SELF-CONSCIOUS to the extreme

Anonymous

Well-known member
Can't even go anywhere myself anymore... too afraid to... I live a sad existence. One of my problems is that I look like a 13 year old and am judged for that as well. It seems that whatever situation I have ever been in throughout my entire life, I was always the one picked out for others to give negative attention to. Have no idea why. Quit my dreams for fear that others would judge me... pretty much ruined my whole entire life.. Just strangers causing trouble with me because they probably see my weakness. I don't think I could deal with that again. I choose to stay in my house or drink to overcome my fears. When I drink, I'm able to get so many things done around the house and focus etc. When I don't drink, I sit in depression... sad sad...
Extremely self-conscious wherever I go. If I would just stop focusing on myself and pay attention to what I wanted to get done or the joy that could be had, then things would be easier... but easier said than done.
 

Anonymous

Well-known member
Or I should say, If I could quit focusing on others and the way I am viewed in their eyes etc... things could be easier.
 

Anonymous

Well-known member
I feel the same as you do lola, I drink every night. I cant go out, I feel as if I am being looked at all the time & judged. I cant go outside the front door, their is always gangs outside & they are just wasters & feel as if they are laughing at me or something, so uncomfortable. I have been advised to go the doctors, I want to go, but I dont think I could make it, unless it was open at 4am then maybe I could run up & not get seen. Life really sucks right now & I cant see myself getting out of this & leading a normal life again. Im just waiting for god to release me now :!:
 

Anonymous

Well-known member
You remind me of myself.

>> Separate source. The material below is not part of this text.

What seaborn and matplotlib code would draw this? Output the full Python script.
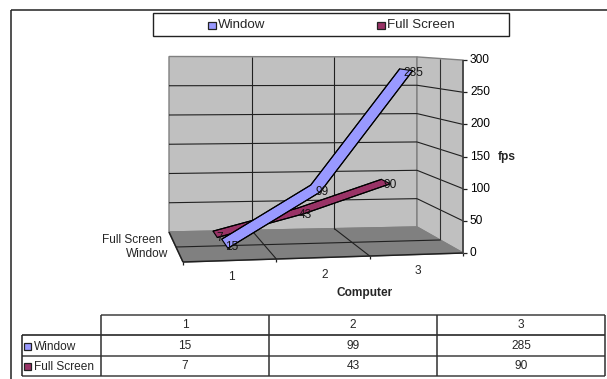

I feel like I live a horrible existance also. I feel like people are always pointing out my faults like how skinny I am or how quiet I am. I am afraid to talk in social situations because I am afraid of being judged and afaid of rejection. I am tired of not showing my true self, but I am afraid to. I wouldn't even walk at my own graduation because I didn't want everyone looking at me. In college, I am afaid to ask questions so I settle for a lower grade.
 

Regal70

Member
Part of the symptoms of SP is having an irrational belief that others are judging you at an extreme level. It can be very hard to do, and you need to take it slow, but you need to begin to recognize these beliefs as irrational and question them. In the end, I think we will all be cured when we realize that even if everyone WAS judging us (which they are not), we don't care anyway!!
 

Anonymous

Well-known member
I hear ya. I always feel people are judging me 24/7. Along the lines of the drinking, im not to the point of sitting home alone and drinking...yet lol. I go out, i force myself at times but once I'm out im glad i did. However when its like a party situation with new people..I feel more comfortable drinking so if i do make an ass of myself I can blame it nicely on the alcohol :wink: . But I think you should try to get out with some friends. If you keep staying in eventually you wont go out at all, force yourself even if it's to the grocery store :lol: good luck! :p
 

kc69

Member
I've only read the first post but I have that problem to when I drink I feel relaxed and can be very sociable but I don't want to have to rely on alcohol to make me feel comfortable.